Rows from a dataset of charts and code
_ _ _ _
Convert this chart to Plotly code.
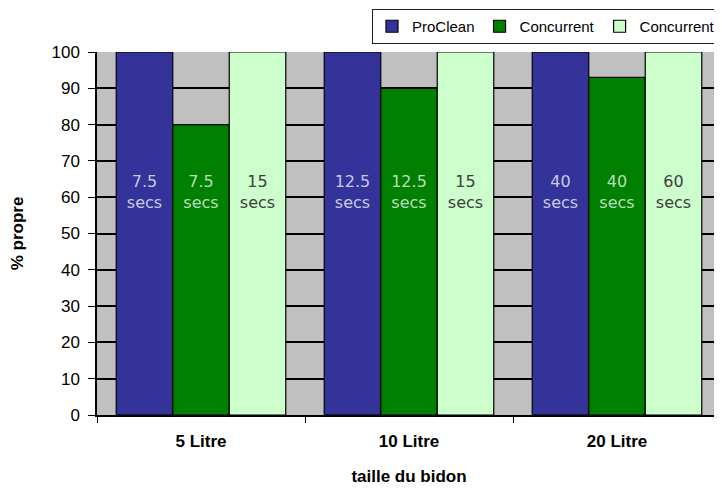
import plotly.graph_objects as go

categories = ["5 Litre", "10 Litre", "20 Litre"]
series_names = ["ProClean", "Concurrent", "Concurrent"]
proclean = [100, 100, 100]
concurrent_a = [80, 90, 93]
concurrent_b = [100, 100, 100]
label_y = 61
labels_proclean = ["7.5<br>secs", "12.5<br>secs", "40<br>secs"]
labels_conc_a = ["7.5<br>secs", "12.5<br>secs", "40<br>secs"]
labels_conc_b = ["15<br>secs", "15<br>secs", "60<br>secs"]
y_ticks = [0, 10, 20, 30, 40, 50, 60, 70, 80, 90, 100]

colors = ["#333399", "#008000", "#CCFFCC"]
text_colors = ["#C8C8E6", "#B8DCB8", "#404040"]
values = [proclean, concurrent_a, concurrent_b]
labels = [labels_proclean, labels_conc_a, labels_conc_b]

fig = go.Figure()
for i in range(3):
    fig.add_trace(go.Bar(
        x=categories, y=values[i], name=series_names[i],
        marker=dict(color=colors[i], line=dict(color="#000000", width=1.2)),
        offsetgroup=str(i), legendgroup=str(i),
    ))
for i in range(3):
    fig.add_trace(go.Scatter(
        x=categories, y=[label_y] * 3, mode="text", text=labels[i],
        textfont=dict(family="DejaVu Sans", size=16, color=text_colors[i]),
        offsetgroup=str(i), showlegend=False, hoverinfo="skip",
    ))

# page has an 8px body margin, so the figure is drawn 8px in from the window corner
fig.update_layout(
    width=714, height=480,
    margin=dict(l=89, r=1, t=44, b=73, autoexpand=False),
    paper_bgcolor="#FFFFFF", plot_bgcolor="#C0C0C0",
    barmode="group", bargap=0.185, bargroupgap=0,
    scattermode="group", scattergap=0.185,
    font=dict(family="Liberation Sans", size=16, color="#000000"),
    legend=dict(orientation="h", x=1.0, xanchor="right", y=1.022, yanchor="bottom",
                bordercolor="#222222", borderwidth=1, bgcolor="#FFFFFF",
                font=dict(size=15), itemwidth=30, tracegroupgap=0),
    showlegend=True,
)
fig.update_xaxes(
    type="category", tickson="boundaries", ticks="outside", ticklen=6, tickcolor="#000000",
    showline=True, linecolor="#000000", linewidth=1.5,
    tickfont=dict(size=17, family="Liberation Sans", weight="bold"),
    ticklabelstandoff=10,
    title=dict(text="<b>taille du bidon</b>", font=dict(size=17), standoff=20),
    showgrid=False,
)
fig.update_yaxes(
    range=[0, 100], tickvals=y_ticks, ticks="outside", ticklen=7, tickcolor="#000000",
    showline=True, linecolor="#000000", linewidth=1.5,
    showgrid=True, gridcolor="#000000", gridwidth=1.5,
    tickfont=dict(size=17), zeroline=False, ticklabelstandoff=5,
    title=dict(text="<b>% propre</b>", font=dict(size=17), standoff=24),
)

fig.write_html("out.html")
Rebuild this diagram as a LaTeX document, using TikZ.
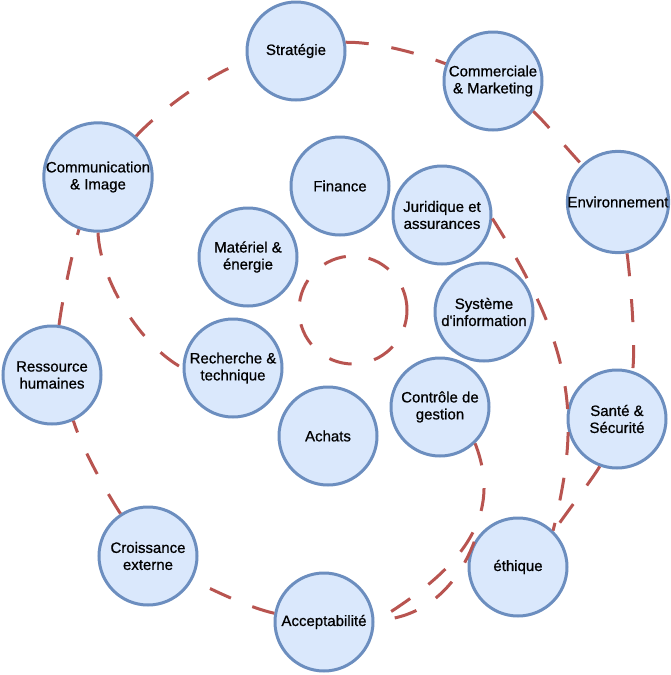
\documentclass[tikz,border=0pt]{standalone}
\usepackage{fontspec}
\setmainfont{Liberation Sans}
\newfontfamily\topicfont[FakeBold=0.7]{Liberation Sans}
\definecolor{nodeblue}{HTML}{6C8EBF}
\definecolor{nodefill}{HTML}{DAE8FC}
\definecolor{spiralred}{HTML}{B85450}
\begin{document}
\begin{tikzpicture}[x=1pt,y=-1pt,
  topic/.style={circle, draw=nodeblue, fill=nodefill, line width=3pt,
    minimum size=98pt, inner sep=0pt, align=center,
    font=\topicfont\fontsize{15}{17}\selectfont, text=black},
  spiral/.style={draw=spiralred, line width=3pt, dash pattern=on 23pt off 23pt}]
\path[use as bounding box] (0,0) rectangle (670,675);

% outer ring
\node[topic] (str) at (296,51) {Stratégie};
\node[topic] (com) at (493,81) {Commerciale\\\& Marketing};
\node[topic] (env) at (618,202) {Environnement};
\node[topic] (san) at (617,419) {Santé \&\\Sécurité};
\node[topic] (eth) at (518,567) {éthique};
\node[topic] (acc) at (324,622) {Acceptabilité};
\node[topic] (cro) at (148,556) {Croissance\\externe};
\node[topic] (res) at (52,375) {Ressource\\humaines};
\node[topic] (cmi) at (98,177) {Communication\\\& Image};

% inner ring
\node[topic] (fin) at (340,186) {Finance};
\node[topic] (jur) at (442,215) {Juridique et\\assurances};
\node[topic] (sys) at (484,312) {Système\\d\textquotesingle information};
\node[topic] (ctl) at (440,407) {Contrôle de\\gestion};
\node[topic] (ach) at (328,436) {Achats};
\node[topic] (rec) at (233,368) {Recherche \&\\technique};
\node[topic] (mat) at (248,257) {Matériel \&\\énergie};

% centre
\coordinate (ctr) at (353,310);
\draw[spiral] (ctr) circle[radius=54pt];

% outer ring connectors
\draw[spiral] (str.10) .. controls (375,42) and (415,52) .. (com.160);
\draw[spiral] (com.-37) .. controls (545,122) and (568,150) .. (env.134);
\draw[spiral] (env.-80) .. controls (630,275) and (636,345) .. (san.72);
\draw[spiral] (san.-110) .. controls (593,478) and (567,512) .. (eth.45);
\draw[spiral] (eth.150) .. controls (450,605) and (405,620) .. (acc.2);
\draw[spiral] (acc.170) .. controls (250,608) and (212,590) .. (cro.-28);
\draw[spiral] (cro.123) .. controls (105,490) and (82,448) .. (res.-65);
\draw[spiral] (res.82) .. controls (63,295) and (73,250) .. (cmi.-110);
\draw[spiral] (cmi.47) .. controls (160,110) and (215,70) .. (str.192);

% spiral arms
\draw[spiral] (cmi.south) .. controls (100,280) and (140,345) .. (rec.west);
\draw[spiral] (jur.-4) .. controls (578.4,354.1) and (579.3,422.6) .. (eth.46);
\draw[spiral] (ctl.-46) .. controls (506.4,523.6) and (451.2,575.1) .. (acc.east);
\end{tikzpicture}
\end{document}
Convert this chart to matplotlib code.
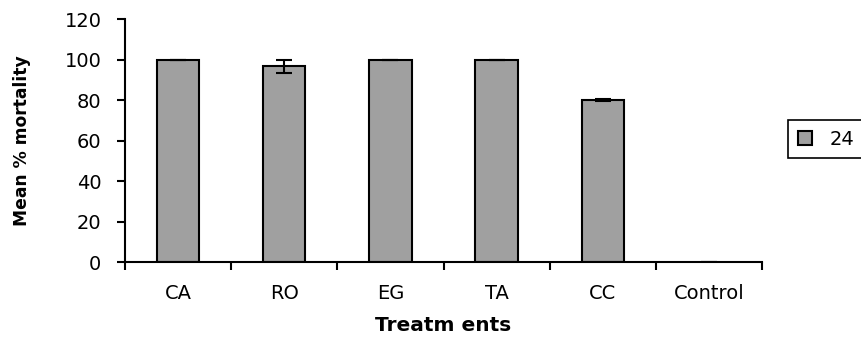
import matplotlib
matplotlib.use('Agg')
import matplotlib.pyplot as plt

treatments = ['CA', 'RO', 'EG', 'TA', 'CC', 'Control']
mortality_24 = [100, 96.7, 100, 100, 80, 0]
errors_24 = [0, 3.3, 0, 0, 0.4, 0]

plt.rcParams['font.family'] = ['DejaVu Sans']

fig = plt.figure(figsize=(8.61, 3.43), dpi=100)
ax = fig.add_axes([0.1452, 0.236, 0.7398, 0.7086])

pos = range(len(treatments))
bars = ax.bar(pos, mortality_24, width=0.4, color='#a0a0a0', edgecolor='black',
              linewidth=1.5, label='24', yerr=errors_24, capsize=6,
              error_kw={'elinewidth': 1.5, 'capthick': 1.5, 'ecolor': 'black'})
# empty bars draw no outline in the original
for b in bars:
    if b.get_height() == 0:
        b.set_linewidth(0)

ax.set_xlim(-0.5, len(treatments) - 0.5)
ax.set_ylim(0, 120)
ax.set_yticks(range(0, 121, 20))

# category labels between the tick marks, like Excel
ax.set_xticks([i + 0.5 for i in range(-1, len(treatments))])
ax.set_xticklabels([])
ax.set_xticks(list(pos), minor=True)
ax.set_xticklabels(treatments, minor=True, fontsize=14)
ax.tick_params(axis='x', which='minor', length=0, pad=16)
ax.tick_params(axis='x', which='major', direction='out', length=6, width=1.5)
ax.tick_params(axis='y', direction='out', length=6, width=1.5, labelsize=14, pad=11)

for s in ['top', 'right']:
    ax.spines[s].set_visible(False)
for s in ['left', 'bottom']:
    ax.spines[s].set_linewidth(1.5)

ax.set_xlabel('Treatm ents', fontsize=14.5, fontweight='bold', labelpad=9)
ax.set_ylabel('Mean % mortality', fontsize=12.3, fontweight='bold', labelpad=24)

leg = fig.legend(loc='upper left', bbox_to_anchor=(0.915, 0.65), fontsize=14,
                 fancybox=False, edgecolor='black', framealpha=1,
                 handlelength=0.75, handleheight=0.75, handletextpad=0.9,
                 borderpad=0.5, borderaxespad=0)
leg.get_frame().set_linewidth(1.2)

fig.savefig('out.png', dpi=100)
_ _ _ _
=== Goal of the exercise ===
Repeat, exactly and in full, each line from the start of the data to the line that contains "import plotly.graph_objects as go". Pictures do not go in.

=== Full solution ===
Convert this chart to Plotly code.
import plotly.graph_objects as go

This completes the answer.